Écrivain et journaliste spécialiste du Moyen-Orient


Depuis 2011, la Syrie a été le théâtre d’une guerre violente mettant en présence différents acteurs régionaux et internationaux. Cet article tente d’élucider les raisons des interventions des puissances étrangères dans ce conflit et leurs intérêts sous-jacents.

Since 2011, Syria has been the scene of a violent war involving various regional and international actors. This article attempts to elucidate the reasons for the interventions of foreign powers in this conflict and their underlying interests.

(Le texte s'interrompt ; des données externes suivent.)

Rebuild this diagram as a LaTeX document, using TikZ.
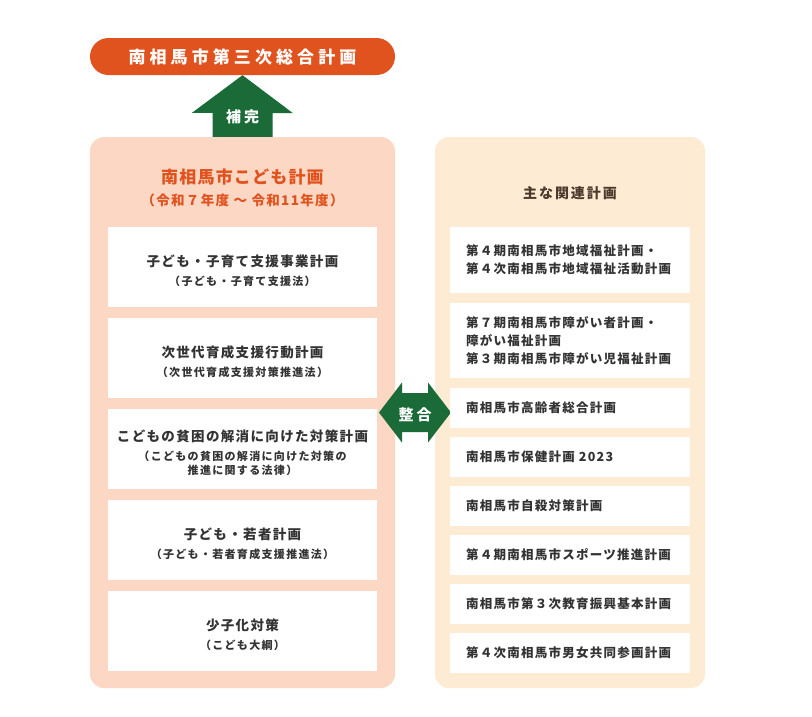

La Syrie est le théâtre d’une guerre internationale au nom du changement du régime du président Bachar El-Assad et de la mise en place d’un gouvernement démocratique. Face au déroulement de cette guerre, aux analyses des spécialistes et aux déclarations des dirigeants étrangers concernés, deux questions se posent : la Syrie est-elle véritablement entrée, ces dernières années, dans un processus de changement de régime ou bien sa destruction a-t-elle été une aubaine pour redessiner la géopolitique du Proche Orient ? Et où en est la reconstruction de la Syrie depuis la sortie de la guerre ?

L’historien et démographe Emmanuel Todd a fourni une analyse qui apporte une réponse à la première question. Concernant les pays qui ont été traversés par le Printemps arabe, il a relevé que le changement de régime en Tunisie avait été rendu possible du fait de la présence d’une importante classe moyenne et d’un statut de la femme moderne. Il a également envisagé qu’un changement de président pouvait se produire en Égypte sans effondrement de l’État. En revanche, de tels changements lui semblaient beaucoup moins envisageables en Syrie, en Libye et au Yémen où toute tentative de bascule du régime ne pourrait, selon lui, que conduire au déclenchement de guerres civiles.

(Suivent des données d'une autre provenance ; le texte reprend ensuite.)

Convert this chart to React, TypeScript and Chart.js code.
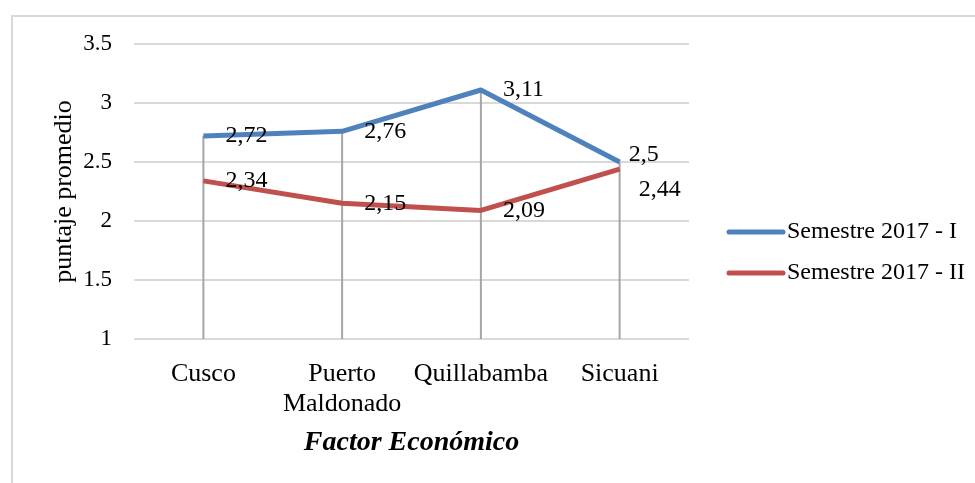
import React, { useEffect, useRef } from "react";
import { Chart, registerables } from "chart.js";

Chart.register(...registerables);

const FONT = "'Liberation Serif', 'Times New Roman', serif";

const categories: (string | string[])[] = ["Cusco", ["Puerto", "Maldonado"], "Quillabamba", "Sicuani"];
const seriesNames = ["Semestre 2017 - I", "Semestre 2017 - II"];
const semestreI = [2.72, 2.76, 3.11, 2.5];
const semestreII = [2.34, 2.15, 2.09, 2.44];
const seriesColors = ["#4F81BD", "#C0504D"];
const yMin = 1;
const yMax = 3.5;
const yStep = 0.5;
const xTitle = "Factor Económico";
const yTitle = "puntaje promedio";

// label nudges (dataset index -> point index -> [dx, dy]) relative to default right-side placement
const labelNudges: Record<number, Record<number, [number, number]>> = {
  0: { 3: [-13, -7] },
  1: { 3: [-3, 21] },
};

const fmt = (v: number) => String(v).replace(".", ",");

const framePlugin = {
  id: "frame",
  beforeDraw(chart: any) {
    const { ctx } = chart;
    ctx.save();
    ctx.fillStyle = "#ffffff";
    ctx.fillRect(0, 0, chart.width, chart.height);
    ctx.strokeStyle = "#D9D9D9";
    ctx.lineWidth = 2;
    ctx.strokeRect(12, 16, 2000, 2000);
    ctx.restore();
  },
};

const dropLinePlugin = {
  id: "dropLines",
  beforeDatasetsDraw(chart: any) {
    const { ctx, chartArea } = chart;
    const metas = chart.data.datasets.map((_: any, i: number) => chart.getDatasetMeta(i));
    const n = chart.data.labels.length;
    ctx.save();
    ctx.strokeStyle = "#A5A5A5";
    ctx.lineWidth = 2;
    for (let j = 0; j < n; j++) {
      let top = Infinity;
      let x = 0;
      metas.forEach((m: any) => {
        const el = m.data[j];
        if (el) {
          x = el.x;
          top = Math.min(top, el.y);
        }
      });
      ctx.beginPath();
      ctx.moveTo(x, top);
      ctx.lineTo(x, chartArea.bottom);
      ctx.stroke();
    }
    ctx.restore();
  },
};

const labelsPlugin = {
  id: "valueLabels",
  afterDatasetsDraw(chart: any) {
    const { ctx } = chart;
    ctx.save();
    ctx.font = `24px ${FONT}`;
    ctx.fillStyle = "#000";
    ctx.textAlign = "left";
    ctx.textBaseline = "middle";
    chart.data.datasets.forEach((ds: any, i: number) => {
      const meta = chart.getDatasetMeta(i);
      meta.data.forEach((el: any, j: number) => {
        const nudge = (labelNudges[i] && labelNudges[i][j]) || [0, 0];
        ctx.fillText(fmt(ds.data[j]), el.x + 22 + nudge[0], el.y + nudge[1]);
      });
    });
    ctx.restore();
  },
};

const legendPlugin = {
  id: "sideLegend",
  afterDraw(chart: any) {
    const { ctx, chartArea } = chart;
    ctx.save();
    ctx.font = `24px ${FONT}`;
    ctx.textAlign = "left";
    ctx.textBaseline = "middle";
    chart.data.datasets.forEach((ds: any, i: number) => {
      const y = 232 + i * 41;
      const x0 = chartArea.right + 40;
      ctx.strokeStyle = ds.borderColor;
      ctx.lineWidth = 5;
      ctx.lineCap = "round";
      ctx.beginPath();
      ctx.moveTo(x0, y);
      ctx.lineTo(x0 + 54, y);
      ctx.stroke();
      ctx.fillStyle = "#000";
      ctx.fillText(ds.label, x0 + 58, y);
    });
    ctx.restore();
  },
};

export default function App() {
  const ref = useRef<HTMLCanvasElement | null>(null);

  useEffect(() => {
    if (!ref.current) return;
    const chart = new Chart(ref.current, {
      type: "line",
      data: {
        labels: categories as any,
        datasets: [
          {
            label: seriesNames[0],
            data: semestreI,
            borderColor: seriesColors[0],
            backgroundColor: seriesColors[0],
            borderWidth: 5,
            pointRadius: 0,
            tension: 0,
            borderJoinStyle: "round",
            order: 1,
          },
          {
            label: seriesNames[1],
            data: semestreII,
            borderColor: seriesColors[1],
            backgroundColor: seriesColors[1],
            borderWidth: 5,
            pointRadius: 0,
            tension: 0,
            borderJoinStyle: "round",
            order: 0,
          },
        ],
      },
      options: {
        responsive: false,
        animation: false,
        layout: { padding: { left: 0, top: 44, right: 286, bottom: 0 } },
        plugins: {
          legend: { display: false },
          tooltip: { enabled: false },
        },
        scales: {
          x: {
            offset: true,
            grid: { display: false, drawTicks: false },
            border: { display: false },
            ticks: {
              font: { family: FONT, size: 26, lineHeight: 1.15 },
              color: "#000",
              padding: 20,
              maxRotation: 0,
              autoSkip: false,
            },
            title: {
              display: true,
              text: xTitle,
              color: "#000",
              font: { family: FONT, size: 28, weight: "bold", style: "italic" },
              padding: { top: 0, bottom: 23 },
            },
            afterFit: (s: any) => {
              s.height = 144;
            },
          },
          y: {
            min: yMin,
            max: yMax,
            ticks: {
              stepSize: yStep,
              font: { family: FONT, size: 23 },
              color: "#000",
              padding: 22,
              callback: (v: any) => String(v),
            },
            grid: { color: "#D9D9D9", lineWidth: 2, drawTicks: false },
            border: { display: false },
            title: {
              display: true,
              text: yTitle,
              color: "#000",
              font: { family: FONT, size: 26 },
              padding: { top: 49, bottom: 0 },
            },
            afterFit: (s: any) => {
              s.width = 134;
            },
          },
        },
      },
      plugins: [framePlugin, dropLinePlugin, labelsPlugin, legendPlugin],
    });
    return () => chart.destroy();
  }, []);

  return (
    <div
      style={{
        position: "fixed",
        left: 0,
        top: 0,
        width: 975,
        height: 483,
        overflow: "hidden",
        background: "#fff",
      }}
    >
      <canvas ref={ref} width={975} height={483} style={{ display: "block" }} />
    </div>
  );
}
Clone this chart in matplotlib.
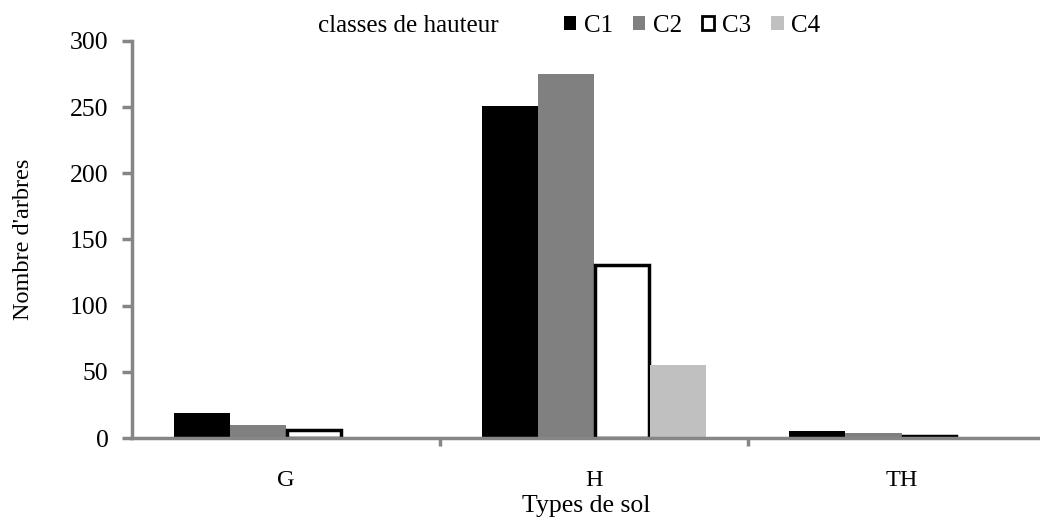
import matplotlib
matplotlib.use("Agg")
import matplotlib.pyplot as plt
import numpy as np
from matplotlib.patches import Patch

plt.rcParams['font.family'] = ['Liberation Serif', 'DejaVu Serif']

categories = ["G", "H", "TH"]
series_names = ["C1", "C2", "C3", "C4"]
C1 = [19, 251, 5]
C2 = [10, 275, 4]
C3 = [6, 131, 1.5]
C4 = [0, 55, 0]
yticks = [0, 50, 100, 150, 200, 250, 300]

values = [C1, C2, C3, C4]
faces = ["#000000", "#808080", "#ffffff", "#c0c0c0"]
edges = ["#000000", "#808080", "#000000", "#c0c0c0"]
lws = [0, 0, 2.5, 0]

fig = plt.figure(figsize=(10.4, 5.18), dpi=100)
ax = fig.add_axes([0.127, 0.1544, 0.873, 0.7666])

x = np.arange(len(categories))
w = 0.182
for i, (vals, fc, ec, lw) in enumerate(zip(values, faces, edges, lws)):
    offs = (i - 1.5) * w
    h = np.array(vals, dtype=float)
    if lw > 0:
        ax.bar(x + offs, h, width=w * 0.96, color=fc, edgecolor=ec, linewidth=lw, zorder=2)
    else:
        ax.bar(x + offs, h, width=w, color=fc, edgecolor=ec, linewidth=0, zorder=2)

ax.set_xlim(-0.5, 2.45)
ax.set_ylim(0, 300)
ax.set_yticks(yticks)
ax.set_yticklabels([str(v) for v in yticks], fontsize=18.5)
ax.set_xticks(x)
ax.set_xticklabels(categories, fontsize=17.5)
ax.set_xticks([0.5, 1.5], minor=True)

gray = "#868686"
for s in ["top", "right"]:
    ax.spines[s].set_visible(False)
for s in ["left", "bottom"]:
    ax.spines[s].set_color(gray)
    ax.spines[s].set_linewidth(2.5)
    ax.spines[s].set_zorder(3)

ax.tick_params(axis='y', direction='out', length=7, width=2.5, color=gray, pad=10)
ax.tick_params(axis='x', which='major', length=0, pad=23)
ax.tick_params(axis='x', which='minor', direction='out', length=6, width=2.5, color=gray)

ax.set_ylabel("Nombre d'arbres", fontsize=17.5, labelpad=26)
ax.set_xlabel("Types de sol", fontsize=18.5, labelpad=3)

fig.text(0.306, 0.95, "classes de hauteur", fontsize=18, ha="left", va="center")
handles = [Patch(facecolor=f, edgecolor=e, linewidth=(2 if l > 0 else 0)) for f, e, l in zip(faces, edges, lws)]
fig.legend(handles, series_names, loc="center left", bbox_to_anchor=(0.530, 0.95),
           ncol=4, frameon=False, fontsize=18, handlelength=0.5, handleheight=0.5,
           handletextpad=0.3, columnspacing=0.8, borderpad=0)

fig.savefig("out.png", dpi=100)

Nous ajouterons à cette analyse d’Emmanuel Todd que les dirigeants de Tunisie et d’Égypte étaient des amis de l’Occident et qu’il était possible d’envisager de les remplacer par d’autres amis, ce qui s’est déjà confirmé dans les faits. Le Canard enchaîné a publié des détails précis sur les communications qui ont eu lieu entre la direction des armées tunisienne1 et égyptienne et le commandement militaire américain qui ont conduit au départ du tunisien Ben Ali et de l’égyptien Hosni Moubarak. Quant aux Yémen, à la Lybie et à la Syrie, ils sont toujours plongés dans d’atroces guerres civiles. L’ancien Premier ministre français Alain Juppé dira, après l’échec du renversement du régime en Syrie, que la France et 122 autres pays ont soutenu des universitaires syriens immigrés coupés de la réalité de leur pays.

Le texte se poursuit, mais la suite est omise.